Marcelo Miterhof*
Não vale a pena sufocar o crescimento no presente em nome de uma idealização de mecanismos econômicos
Esta coluna frequentemente tenta mostrar que as disputas entre os cânones do pensamento econômico não costumam ser resolvidas.
Distintamente das ciências naturais, a complexidade e o caráter aberto
do seu objeto fazem com que, em geral, as hipóteses econômicas não
possam ser submetidas a testes laboratoriais.
Com isso, nos últimos séculos, o debate econômico pouco mudou. E assim
deve continuar, já que suas fundamentações remontam à uma disputa de
milênios, desde o florescimento da filosofia grega.
Na Grécia Antiga, havia uma oposição entre quem enxergava como marca
fundamental da realidade a fluidez do "eterno devir" --expressa na bela
metáfora de Heráclito, "ninguém se banha duas vezes no mesmo rio"-- e os
que enfatizavam a busca pelo que há de permanente no mundo.
Platão foi o expoente da última corrente, que se tornou predominante,
pregando que as coisas deste mundo são imperfeitas e distorcidas pelas
contingências.

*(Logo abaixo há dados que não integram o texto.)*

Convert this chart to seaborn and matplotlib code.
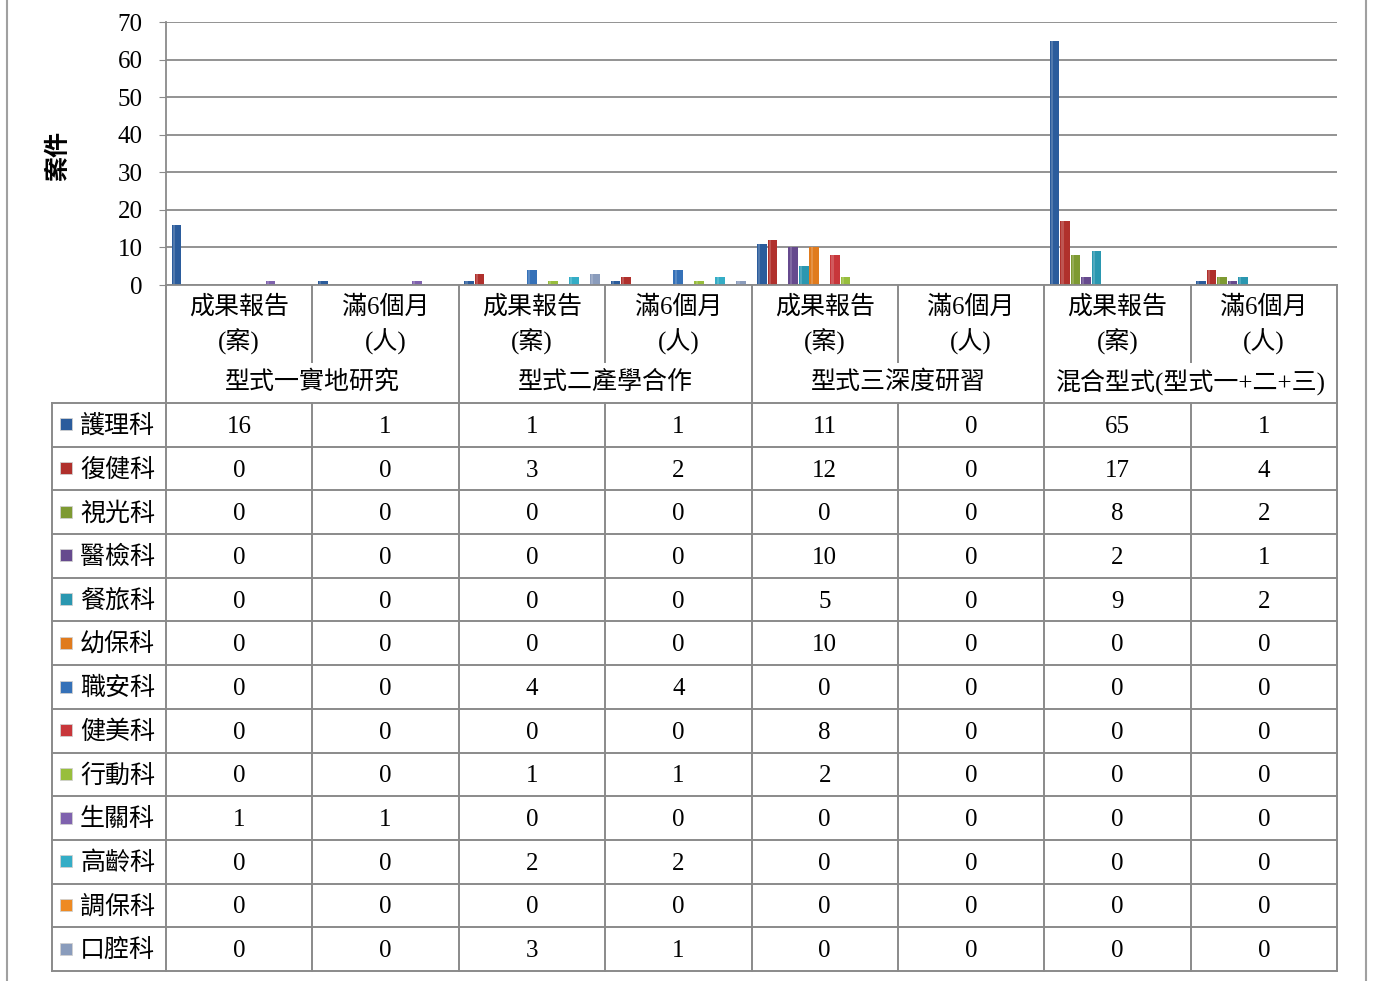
import numpy as np
import pandas as pd
import matplotlib
matplotlib.use("Agg")
import matplotlib.pyplot as plt
from matplotlib.lines import Line2D
from matplotlib.patches import Rectangle
import seaborn as sns

# ---------------- data ----------------
groups = ["型式一實地研究", "型式二產學合作", "型式三深度研習", "混合型式(型式一+二+三)"]
subcats = ["成果報告\n(案)", "滿6個月\n(人)"]
series = ["護理科", "復健科", "視光科", "醫檢科", "餐旅科", "幼保科", "職安科",
          "健美科", "行動科", "生關科", "高齡科", "調保科", "口腔科"]

v_hl = [16, 1, 1, 1, 11, 0, 65, 1]     # 護理科
v_fj = [0, 0, 3, 2, 12, 0, 17, 4]      # 復健科
v_sg = [0, 0, 0, 0, 0, 0, 8, 2]        # 視光科
v_yj = [0, 0, 0, 0, 10, 0, 2, 1]       # 醫檢科
v_cl = [0, 0, 0, 0, 5, 0, 9, 2]        # 餐旅科
v_yb = [0, 0, 0, 0, 10, 0, 0, 0]       # 幼保科
v_za = [0, 0, 4, 4, 0, 0, 0, 0]        # 職安科
v_jm = [0, 0, 0, 0, 8, 0, 0, 0]        # 健美科
v_xd = [0, 0, 1, 1, 2, 0, 0, 0]        # 行動科
v_sgx = [1, 1, 0, 0, 0, 0, 0, 0]       # 生關科
v_gl = [0, 0, 2, 2, 0, 0, 0, 0]        # 高齡科
v_tb = [0, 0, 0, 0, 0, 0, 0, 0]        # 調保科
v_kq = [0, 0, 3, 1, 0, 0, 0, 0]        # 口腔科
values = [v_hl, v_fj, v_sg, v_yj, v_cl, v_yb, v_za, v_jm, v_xd, v_sgx, v_gl, v_tb, v_kq]

yticks = [0, 10, 20, 30, 40, 50, 60, 70]
ylabel = "案件"

colors = ["#2B5C9C", "#B0302C", "#7E9A32", "#664A8E", "#2A97B0", "#E07B1E",
          "#3571B8", "#C8363A", "#98BE3C", "#7F62AE", "#34ADC6", "#EE8A22", "#8A9CBC"]

# ---------------- long table ----------------
cat_ids = [f"{g}|{s}" for g in groups for s in subcats]
rows = []
for sname, vals in zip(series, values):
    for cid, v in zip(cat_ids, vals):
        rows.append({"cat": cid, "series": sname, "value": v})
df = pd.DataFrame(rows)

# ---------------- figure ----------------
W, H = 1373, 981
fig = plt.figure(figsize=(W / 100, H / 100), dpi=100)
fig.patch.set_facecolor("white")

serif_cjk = ["Liberation Serif", "Noto Sans CJK TC"]
plt.rcParams["font.family"] = serif_cjk

px_l, px_r, px_t, px_b = 166, 1337, 22, 285
ax = fig.add_axes([px_l / W, 1 - px_b / H, (px_r - px_l) / W, (px_b - px_t) / H])

sns.barplot(data=df, x="cat", y="value", hue="series", order=cat_ids,
            hue_order=series, palette=colors, width=0.93, gap=0.08,
            legend=False, ax=ax, saturation=1, edgecolor="none")

ax.set_xlim(-0.5, len(cat_ids) - 0.5)
ax.set_ylim(0, 70)
ax.set_yticks(yticks)
ax.set_yticklabels([str(t) for t in yticks], fontsize=18, family="Liberation Serif")
ax.set_xticks([])
ax.set_xlabel("")
ax.set_ylabel(ylabel, fontsize=18, fontweight="bold", family=["Noto Sans CJK TC"])
ax.yaxis.set_label_coords(-(166 - 58) / (px_r - px_l), (px_b - 155) / (px_b - px_t))
ax.yaxis.label.set_va("center")
ax.grid(axis="y", color="#8a8a8a", lw=1.3)
ax.set_axisbelow(True)
for s in ["top", "right"]:
    ax.spines[s].set_visible(False)
for s in ["left", "bottom"]:
    ax.spines[s].set_color("#8a8a8a")
    ax.spines[s].set_linewidth(1.3)
ax.tick_params(axis="y", length=5, color="#8a8a8a", pad=12)

# slight highlight to mimic 3D gradient bars
for p in ax.patches:
    if p.get_height() > 0:
        x0, w, h = p.get_x(), p.get_width(), p.get_height()
        ax.add_patch(Rectangle((x0 + w * 0.12, 0), w * 0.22, h, color="white",
                               alpha=0.18, lw=0, zorder=p.get_zorder() + 0.1))

# ---------------- data table (pixel overlay) ----------------
tab = fig.add_axes([0, 0, 1, 1], zorder=-1)
tab.set_xlim(0, W)
tab.set_ylim(H, 0)
tab.axis("off")
lc, lw = "#8a8a8a", 1.4

ncat = len(cat_ids)
col_w = (px_r - px_l) / ncat
col_x = [px_l + i * col_w for i in range(ncat + 1)]
leg_l = 52
hdr_b = 403
tab_b = 971
row_h = (tab_b - hdr_b) / len(series)

# horizontal lines
for k in range(len(series) + 1):
    y = hdr_b + k * row_h
    tab.plot([leg_l, px_r], [y, y], color=lc, lw=lw)
# vertical lines
tab.plot([leg_l, leg_l], [hdr_b, tab_b], color=lc, lw=lw)
for i, x in enumerate(col_x):
    if i % 2 == 0:
        tab.plot([x, x], [px_b, tab_b], color=lc, lw=lw)
    else:
        tab.plot([x, x], [px_b, 362], color=lc, lw=lw)
        tab.plot([x, x], [hdr_b, tab_b], color=lc, lw=lw)

# header labels
for i, cid in enumerate(cat_ids):
    cx = (col_x[i] + col_x[i + 1]) / 2
    sub = cid.split("|")[1].split("\n")
    tab.text(cx, 307, sub[0], ha="center", va="center", fontsize=18, family=serif_cjk)
    tab.text(cx, 342, sub[1], ha="center", va="center", fontsize=18, family=serif_cjk)
for j, g in enumerate(groups):
    cx = (col_x[2 * j] + col_x[2 * j + 2]) / 2
    tab.text(cx, 382, g, ha="center", va="center", fontsize=18, family=serif_cjk)

# rows
for r, (sname, vals, c) in enumerate(zip(series, values, colors)):
    cy = hdr_b + (r + 0.5) * row_h
    tab.add_patch(Rectangle((60, cy - 6.5), 12, 12, facecolor=c, edgecolor="#d0d0d0", lw=0.6))
    tab.text(80, cy + 1.5, sname, ha="left", va="center", fontsize=18, family=serif_cjk)
    for i, v in enumerate(vals):
        cx = (col_x[i] + col_x[i + 1]) / 2
        tab.text(cx, cy + 2, str(v), ha="center", va="center", fontsize=18, family="Liberation Serif")

# outer chart frame
for x in (7, 1366):
    fig.add_artist(Line2D([x / W, x / W], [0, 1], color="#a0a0a0", lw=1.5))

fig.savefig("out.png", dpi=100, facecolor="white")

Para conhecê-lo, é melhor olhar para um outro mundo, onde
estão as formas perfeitas (ideias), que correspondem a cada uma dessas
coisas.
Esse expediente foi útil. A ideia platônica é o que entendemos por
conceito. Além disso, Platão talvez só quisesse enfatizar algo bem
sensato, que não há experiência separada do uso da razão.
Contudo, no Ocidente, intérpretes de Platão acabaram levando a um
afastamento entre razão e dados sensoriais, o que está na raiz das
abordagens econômicas ortodoxas, como: a noção de que o crescimento é
uma consequência quase automática de estabelecer suas ditas condições
(infraestrutura eficiente, inflação baixa etc.) ou a de que programas de
renda mínima desincentivariam o trabalho. Pouco importa se o Bolsa
Família é um sucesso: os sentidos nos enganam.
Numa visão empirista, não é que racionalizações sejam sem serventia.
Elas destacam mecanismos coerentes e exercitam bem as deduções.
Contudo, deduções não produzem conhecimento, garantindo apenas que, se
suas hipóteses forem corretas, suas consequências também o serão. Mais
importante, as idealizações tendem a tornar o pensamento artificial e
pouco útil. É como no amor platônico, que é de uma perfeição tal que não
o vivemos, só o contemplamos.
Outro exemplo desse artificialismo é o modelo de concorrência perfeita e
equilíbrio geral, que fundamenta o pensamento e recomendações da
ortodoxia.
Entre seus pressupostos, estão a presença de firmas pequenas, que
produzem bens homogêneos, em mercados com ampla mobilidade de capital e
trabalho. Isso destaca algo importante para entender a economia, que é o
papel da competição na alocação dos fatores produtivos.
Porém, são neutralizados outros ingredientes cruciais da competição
capitalista: a busca pela diferenciação e o poder de mercado. Assim, em
vez de mostrar o papel das inovações, a concorrência "perfeita" destaca
algo contraintuitivo, que a longo prazo preços e salários se fixariam
nos níveis de seus custos de produção.
Além disso, como tais hipóteses não correspondem à realidade, as
recomendações de política são adaptar a última às primeiras: as
"reformas", como a flexibilização do mercado de trabalho, são exemplo
disso. Os economistas teriam a tarefa de mostrar às pessoas a essência
dos mecanismos econômicos. Esse aprendizado permitiria estabelecer as
condições que garantiriam o crescimento equilibrado.
O empirismo não afasta a razão e admite que as percepções da realidade
podem ser enganosas. Porém, não há como escapar delas. Na economia, isso
significa, por exemplo, que no caminho do desenvolvimento há, sim,
desequilíbrios.
Por exemplo: é preciso que a renda per capita cresça para que existam
recursos para investir em infraestrutura. Mas, num primeiro momento, as
pessoas, tendo mais recursos, enchem as ruas de carros. De forma
parecida, se os juros caem e o câmbio se deprecia, é esperado que a
inflação fique mais alta por um tempo.
O jeito é buscar corrigir os contratempos, com mais investimento e
crescimento. É certo que tolerar desequilíbrios não garante que o
crescimento será sustentado, mas não vale a pena sufocá-lo no presente
em nome de uma idealização dos mecanismos econômicos, que, no futuro,
supostamente garantiria sua retomada.
O problema é que, se o pragmatismo predomina no cotidiano humano, no
pensamento ocidental é grande a força da idealização. Felizmente, a
política é uma boa forma de mediar essa oposição.